→ Problem to work on:
Give only the number of lines in the data that contain the word "chart".

— Start of Records shown —

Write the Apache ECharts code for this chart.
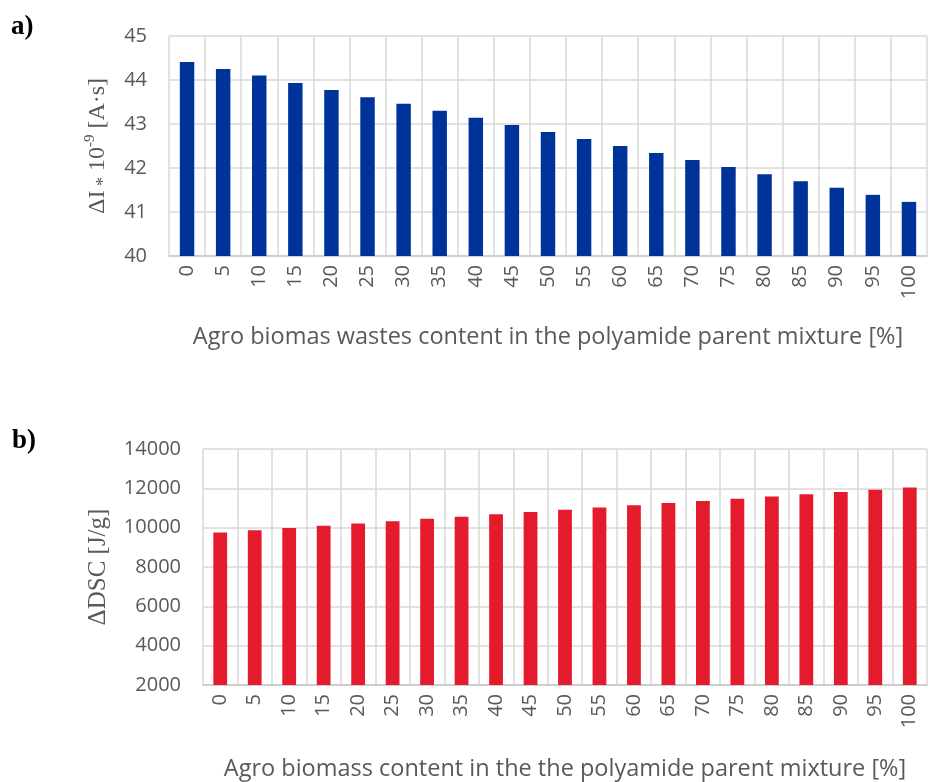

— End of Records shown —
— Start of Records shown —

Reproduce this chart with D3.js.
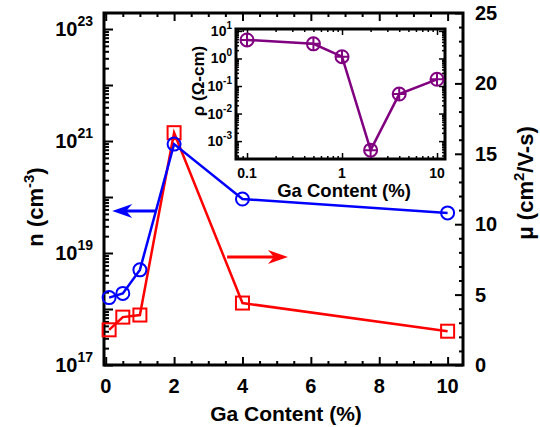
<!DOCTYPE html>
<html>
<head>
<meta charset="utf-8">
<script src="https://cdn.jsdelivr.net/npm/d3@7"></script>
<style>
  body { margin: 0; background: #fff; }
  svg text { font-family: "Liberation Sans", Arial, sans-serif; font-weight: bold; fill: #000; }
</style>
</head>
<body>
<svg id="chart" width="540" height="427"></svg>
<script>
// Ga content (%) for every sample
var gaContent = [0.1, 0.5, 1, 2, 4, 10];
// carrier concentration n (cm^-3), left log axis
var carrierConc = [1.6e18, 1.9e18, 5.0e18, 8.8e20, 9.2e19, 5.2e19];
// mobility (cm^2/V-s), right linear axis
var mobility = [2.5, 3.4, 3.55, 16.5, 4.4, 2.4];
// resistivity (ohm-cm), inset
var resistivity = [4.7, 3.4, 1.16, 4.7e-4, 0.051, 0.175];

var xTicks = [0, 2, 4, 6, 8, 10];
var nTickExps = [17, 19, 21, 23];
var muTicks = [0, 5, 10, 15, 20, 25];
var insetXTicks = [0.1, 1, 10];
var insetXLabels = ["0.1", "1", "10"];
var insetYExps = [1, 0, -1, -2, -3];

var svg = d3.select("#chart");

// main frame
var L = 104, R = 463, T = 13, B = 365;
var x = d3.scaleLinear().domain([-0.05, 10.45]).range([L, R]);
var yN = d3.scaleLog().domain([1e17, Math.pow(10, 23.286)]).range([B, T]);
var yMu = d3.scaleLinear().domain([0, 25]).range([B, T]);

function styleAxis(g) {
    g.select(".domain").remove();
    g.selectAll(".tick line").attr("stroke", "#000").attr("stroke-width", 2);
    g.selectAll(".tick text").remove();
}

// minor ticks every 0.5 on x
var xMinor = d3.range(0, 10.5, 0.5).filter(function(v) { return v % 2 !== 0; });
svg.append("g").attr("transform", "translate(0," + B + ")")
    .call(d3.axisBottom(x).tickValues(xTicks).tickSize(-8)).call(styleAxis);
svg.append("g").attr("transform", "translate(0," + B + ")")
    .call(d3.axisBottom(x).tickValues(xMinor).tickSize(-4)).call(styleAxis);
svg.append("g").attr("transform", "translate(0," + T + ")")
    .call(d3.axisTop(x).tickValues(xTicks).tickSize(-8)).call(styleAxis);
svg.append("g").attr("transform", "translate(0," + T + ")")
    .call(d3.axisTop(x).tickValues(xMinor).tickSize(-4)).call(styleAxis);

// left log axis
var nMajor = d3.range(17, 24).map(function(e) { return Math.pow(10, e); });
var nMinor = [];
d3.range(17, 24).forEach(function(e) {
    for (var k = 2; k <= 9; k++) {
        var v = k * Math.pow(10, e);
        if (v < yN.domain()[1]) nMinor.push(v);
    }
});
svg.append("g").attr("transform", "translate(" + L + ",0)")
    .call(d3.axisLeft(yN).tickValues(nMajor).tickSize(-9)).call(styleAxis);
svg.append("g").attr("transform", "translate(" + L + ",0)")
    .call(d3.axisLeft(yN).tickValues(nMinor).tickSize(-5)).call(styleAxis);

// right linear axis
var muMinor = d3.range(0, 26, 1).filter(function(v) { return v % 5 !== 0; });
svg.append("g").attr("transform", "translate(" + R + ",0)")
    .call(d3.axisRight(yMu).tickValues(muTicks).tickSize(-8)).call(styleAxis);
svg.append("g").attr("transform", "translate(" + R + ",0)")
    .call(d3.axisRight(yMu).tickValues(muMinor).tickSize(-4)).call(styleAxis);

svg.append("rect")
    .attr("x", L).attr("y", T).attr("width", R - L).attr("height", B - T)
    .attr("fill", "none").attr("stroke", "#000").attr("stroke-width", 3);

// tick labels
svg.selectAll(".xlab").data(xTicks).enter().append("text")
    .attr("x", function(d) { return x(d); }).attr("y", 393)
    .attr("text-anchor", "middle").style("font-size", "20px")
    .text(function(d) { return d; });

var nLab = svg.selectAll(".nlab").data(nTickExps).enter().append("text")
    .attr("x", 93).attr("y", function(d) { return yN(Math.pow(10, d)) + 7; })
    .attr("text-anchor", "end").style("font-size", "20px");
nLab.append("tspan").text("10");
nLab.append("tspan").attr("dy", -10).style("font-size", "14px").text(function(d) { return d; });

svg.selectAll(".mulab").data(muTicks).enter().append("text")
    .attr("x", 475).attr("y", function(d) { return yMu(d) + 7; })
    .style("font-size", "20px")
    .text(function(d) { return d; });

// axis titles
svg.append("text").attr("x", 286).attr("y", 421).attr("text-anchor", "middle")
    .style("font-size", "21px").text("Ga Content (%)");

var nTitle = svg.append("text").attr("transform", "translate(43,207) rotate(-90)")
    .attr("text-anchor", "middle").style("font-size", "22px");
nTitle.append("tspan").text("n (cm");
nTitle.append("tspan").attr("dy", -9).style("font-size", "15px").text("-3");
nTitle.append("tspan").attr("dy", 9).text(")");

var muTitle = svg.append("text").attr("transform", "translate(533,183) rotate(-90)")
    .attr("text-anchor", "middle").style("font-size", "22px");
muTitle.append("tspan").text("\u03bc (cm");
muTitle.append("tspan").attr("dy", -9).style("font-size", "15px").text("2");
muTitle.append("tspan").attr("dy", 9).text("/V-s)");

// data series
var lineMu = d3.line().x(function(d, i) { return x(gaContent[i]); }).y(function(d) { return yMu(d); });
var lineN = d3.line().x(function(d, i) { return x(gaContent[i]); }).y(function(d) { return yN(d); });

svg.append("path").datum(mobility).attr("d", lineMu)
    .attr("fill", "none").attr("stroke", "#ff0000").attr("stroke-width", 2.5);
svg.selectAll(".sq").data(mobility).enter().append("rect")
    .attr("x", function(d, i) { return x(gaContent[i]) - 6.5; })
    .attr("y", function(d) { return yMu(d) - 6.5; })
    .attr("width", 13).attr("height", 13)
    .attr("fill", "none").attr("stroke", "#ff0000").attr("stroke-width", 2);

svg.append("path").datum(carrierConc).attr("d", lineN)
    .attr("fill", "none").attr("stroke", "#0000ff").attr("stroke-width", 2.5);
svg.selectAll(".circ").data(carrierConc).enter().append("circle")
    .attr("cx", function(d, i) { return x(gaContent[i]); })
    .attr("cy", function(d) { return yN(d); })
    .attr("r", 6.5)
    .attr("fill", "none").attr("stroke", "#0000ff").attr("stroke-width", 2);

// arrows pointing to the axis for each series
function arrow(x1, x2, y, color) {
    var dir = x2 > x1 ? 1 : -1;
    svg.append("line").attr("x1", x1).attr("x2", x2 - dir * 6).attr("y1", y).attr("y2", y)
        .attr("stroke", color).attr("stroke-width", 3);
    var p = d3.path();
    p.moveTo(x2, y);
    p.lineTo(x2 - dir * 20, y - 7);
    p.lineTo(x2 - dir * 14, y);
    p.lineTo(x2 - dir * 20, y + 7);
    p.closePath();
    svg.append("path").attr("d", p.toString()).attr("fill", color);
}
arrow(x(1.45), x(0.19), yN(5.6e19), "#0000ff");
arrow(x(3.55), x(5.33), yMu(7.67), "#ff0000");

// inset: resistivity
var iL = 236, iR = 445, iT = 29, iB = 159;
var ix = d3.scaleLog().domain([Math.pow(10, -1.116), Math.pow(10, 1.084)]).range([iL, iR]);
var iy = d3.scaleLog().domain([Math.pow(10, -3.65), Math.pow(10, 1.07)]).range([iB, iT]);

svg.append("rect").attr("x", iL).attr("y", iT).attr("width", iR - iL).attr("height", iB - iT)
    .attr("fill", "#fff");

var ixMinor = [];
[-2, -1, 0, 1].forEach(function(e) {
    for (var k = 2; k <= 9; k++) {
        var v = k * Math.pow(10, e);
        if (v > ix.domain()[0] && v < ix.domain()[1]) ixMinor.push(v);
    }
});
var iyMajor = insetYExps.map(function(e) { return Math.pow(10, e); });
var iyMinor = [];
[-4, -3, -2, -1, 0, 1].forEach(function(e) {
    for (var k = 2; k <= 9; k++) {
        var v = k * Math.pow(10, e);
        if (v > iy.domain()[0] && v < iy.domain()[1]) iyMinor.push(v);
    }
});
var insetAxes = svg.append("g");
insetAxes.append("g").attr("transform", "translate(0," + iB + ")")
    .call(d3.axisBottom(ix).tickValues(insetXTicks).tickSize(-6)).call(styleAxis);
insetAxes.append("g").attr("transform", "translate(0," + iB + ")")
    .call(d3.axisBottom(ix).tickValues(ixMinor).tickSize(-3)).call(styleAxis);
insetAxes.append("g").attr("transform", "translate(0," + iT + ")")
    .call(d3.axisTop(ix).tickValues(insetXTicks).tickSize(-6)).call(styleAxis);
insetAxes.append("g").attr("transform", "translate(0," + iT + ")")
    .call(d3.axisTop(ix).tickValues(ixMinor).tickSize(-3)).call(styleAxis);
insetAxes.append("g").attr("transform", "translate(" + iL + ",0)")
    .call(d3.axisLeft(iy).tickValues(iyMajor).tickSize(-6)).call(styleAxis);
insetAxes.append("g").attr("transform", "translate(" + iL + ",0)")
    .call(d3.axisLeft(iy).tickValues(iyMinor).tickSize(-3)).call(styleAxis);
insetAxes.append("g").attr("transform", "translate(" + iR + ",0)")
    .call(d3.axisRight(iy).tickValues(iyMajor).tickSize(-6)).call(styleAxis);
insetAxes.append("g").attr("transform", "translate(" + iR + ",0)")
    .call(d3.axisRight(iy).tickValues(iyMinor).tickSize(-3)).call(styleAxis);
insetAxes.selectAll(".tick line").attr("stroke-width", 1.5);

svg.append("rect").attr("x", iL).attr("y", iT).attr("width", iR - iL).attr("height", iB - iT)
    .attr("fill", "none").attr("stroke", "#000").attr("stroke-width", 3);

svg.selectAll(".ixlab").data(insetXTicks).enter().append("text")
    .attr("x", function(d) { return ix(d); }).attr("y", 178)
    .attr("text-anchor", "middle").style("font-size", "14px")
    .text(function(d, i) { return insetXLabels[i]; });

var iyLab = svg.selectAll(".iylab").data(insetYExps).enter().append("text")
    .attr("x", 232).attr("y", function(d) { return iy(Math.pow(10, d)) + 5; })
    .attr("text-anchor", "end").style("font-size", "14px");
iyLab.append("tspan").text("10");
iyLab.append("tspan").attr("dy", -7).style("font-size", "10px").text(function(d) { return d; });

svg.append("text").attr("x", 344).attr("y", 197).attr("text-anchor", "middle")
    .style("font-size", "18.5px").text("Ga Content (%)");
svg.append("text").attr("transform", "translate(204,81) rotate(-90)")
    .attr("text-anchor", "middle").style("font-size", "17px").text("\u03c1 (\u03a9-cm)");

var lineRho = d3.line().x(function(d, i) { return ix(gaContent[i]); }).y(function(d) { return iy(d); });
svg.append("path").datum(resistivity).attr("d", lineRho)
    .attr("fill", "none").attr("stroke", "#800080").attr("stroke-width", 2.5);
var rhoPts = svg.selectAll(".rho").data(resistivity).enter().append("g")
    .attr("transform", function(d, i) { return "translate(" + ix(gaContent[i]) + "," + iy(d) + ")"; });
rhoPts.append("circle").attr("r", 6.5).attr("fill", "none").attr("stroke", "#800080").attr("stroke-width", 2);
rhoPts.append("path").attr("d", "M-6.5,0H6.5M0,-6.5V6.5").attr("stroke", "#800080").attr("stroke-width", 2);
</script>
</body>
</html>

— End of Records shown —

→ Answer to this exercise:
4